Apa yang dilihat oleh
Helen Boosalis di Lincoln adalah peluang untuk memisahkan antara “penyedia”
pelayanan masyarakat dalam hal ini pemerintah dan “pemasok” pelayanan itu.
Pemisahan itu memungkinkan timbulnya standar pelayanan yang tinggi maupun
efisiensi, reliabilitas dan juga biaya
yang lebih murah sebagai akibat adanya persaingan.
Keempat aturan yang sudah
diuraikan di atas merupakan yang sudah diuraikan di atas merupakan kebijakan
dan praktek yang spesifik yang dibutuhkan oleh lembaga pelayanan jika lembaga itu bermaksud menjadikan dirinya
wiraswasta serta memiliki kemampuan untuk berinovasi. Namun, di samping itu
lembaga pelayanan masyarakat perlu mengambil kebijakan dan praktek yang sangat
dibutuhkan oleh setiap organisasi yang
ada dalam upaya menjadi wiraswasta, yaitu berbagai kebijakan dan praktek yang
sudah dikemukakan terdahulu.
A. Pertanyaan
diskusi:
1. Sebutkan
beberapa alasan mengapa kewiraswastaan penting dalam lembaga pelayanan bukan
bisnis atau lembaga pelayanan yang berorientasi pada masyarakat?
2. Identifikasi
kendala-kendala mengapa pengembangan kewiraswastaan dalam lembaga bisnis lebih mudah ketimbang dalam lembaga pelayanan
bukan bisnis?
3. Sebutkan
kebijakan kewiraswastaan dalam lembaga bukan bisnis dan jelas dengan singkat?
B. Tugas
:
Menjelang
Tentang kebijakan peningkatan
pelayanan masyarakat. Untuk memenuhi
maksud ini, beberapa lembaga pelayanan yang diorganisasi oleh “pemerintah”

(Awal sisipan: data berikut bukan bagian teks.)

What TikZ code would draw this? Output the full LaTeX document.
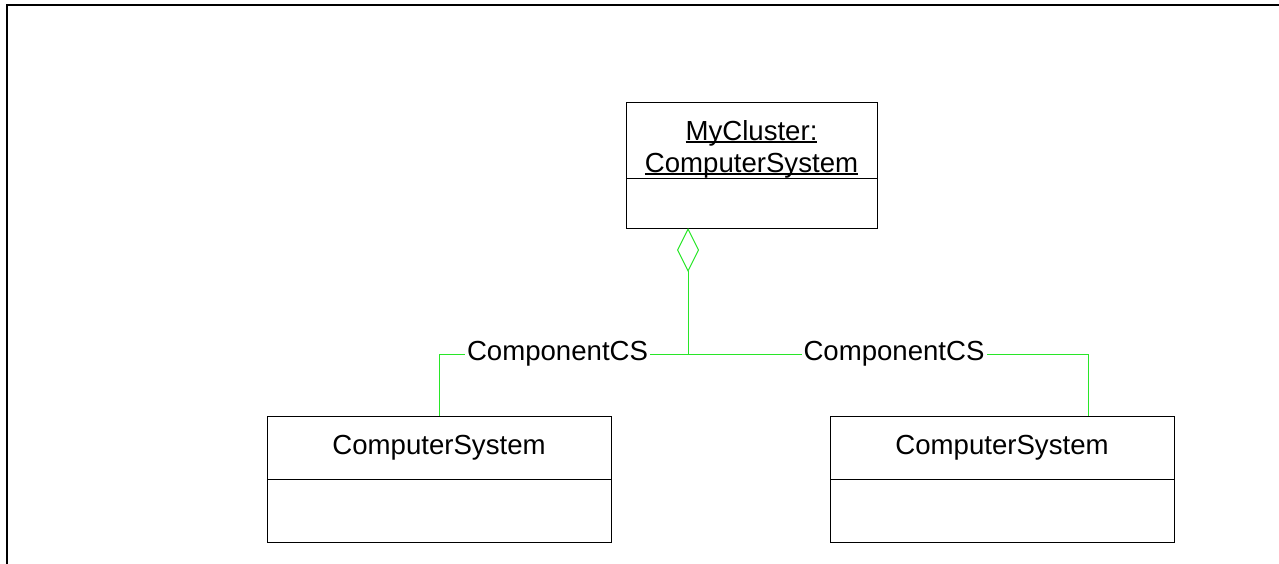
\documentclass[tikz,border=0pt]{standalone}
\usepackage{fontspec}
\setmainfont{Liberation Sans}
\usetikzlibrary{positioning,arrows.meta}
\definecolor{linkgreen}{RGB}{40,230,40}
\newcommand{\uname}[1]{\setbox0\hbox{#1}\rlap{\rule[-2.5pt]{\wd0}{1.2pt}}\box0}
\tikzset{%
    clsname/.style={draw, line width=1pt, outer sep=0pt, align=center,
        font=\fontsize{27.6}{32}\selectfont},
    clsbody/.style={draw, line width=1pt, outer sep=0pt},
    assoc/.style={linkgreen, line width=1pt},
    agg/.style={assoc, -{Diamond[open,length=44pt,width=22pt]}},
    role/.style={fill=white, inner sep=2pt, text=black,
        font=\fontsize{27.6}{32}\selectfont}
}

\begin{document}
\begin{tikzpicture}[x=1pt,y=-1pt]
    \useasboundingbox (0,0) rectangle (1279,564);
    \draw[line width=2pt] (7,564)--(7,5)--(1279,5);
    % the cluster object
    \node[clsname, minimum width=251pt, minimum height=76pt, inner ysep=0pt, text height=68pt] (cluster) at (751.5,141)
        {\uname{MyCluster:}\\\uname{ComputerSystem}};
    \node[clsbody, minimum width=251pt, minimum height=49pt, below=0pt of cluster] (clusterbody) {};
    % the two parts
    \node[clsname, minimum width=344pt, minimum height=63pt] (lsys) at (439,447.5) {ComputerSystem};
    \node[clsbody, minimum width=344pt, minimum height=63pt, below=0pt of lsys] (lsysbody) {};
    \node[clsname, minimum width=344pt, minimum height=63pt] (rsys) at (1002,447.5) {ComputerSystem};
    \node[clsbody, minimum width=344pt, minimum height=63pt, below=0pt of rsys] (rsysbody) {};
    % links
    \coordinate (join) at (688,354);
    \draw[agg] (join) -- (join |- clusterbody.south);
    \draw[assoc] (join) -| node[role, pos=0.262] {ComponentCS} (lsys.north);
    \draw[assoc] (join) -| node[role, pos=0.2575] {ComponentCS} ([xshift=-86pt]rsys.north east);
\end{tikzpicture}
\end{document}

dialihkan atau diubah menjadi swastanisasi.
Pertanyaan yang perlu dipertimbangkan :
1. Sebutkan
sekurang-kurangnya dua nama instansi/organisasi lembaga pelayanan yang
sebelumnya diorganisir pemerintah (baik pusat maupun daerah) diubah menjadi
swastanisasi di antara lain bidang /departemen di bawah ini:
Pemerintahan
Pertanian
Kehutanan
Perdagangan
Listrik
Telepon dan Komunikasi (TELKOM)
Pekerjaan Umum (PU)
Perbankan
Pendidikan
Bergerak
pada jenis pelayanan apa dan apa tujuan pokoknya?
2. Identifikasikan
sebab-sebab yang melatarbelakangi pengalihan tersebut?
3. Analisis
kemungkinan pengembangan kewiraswastaan setelah lembaga pelayanan masyarakat
itu diorganisir oleh pihak swasta atau lembaga bisnis?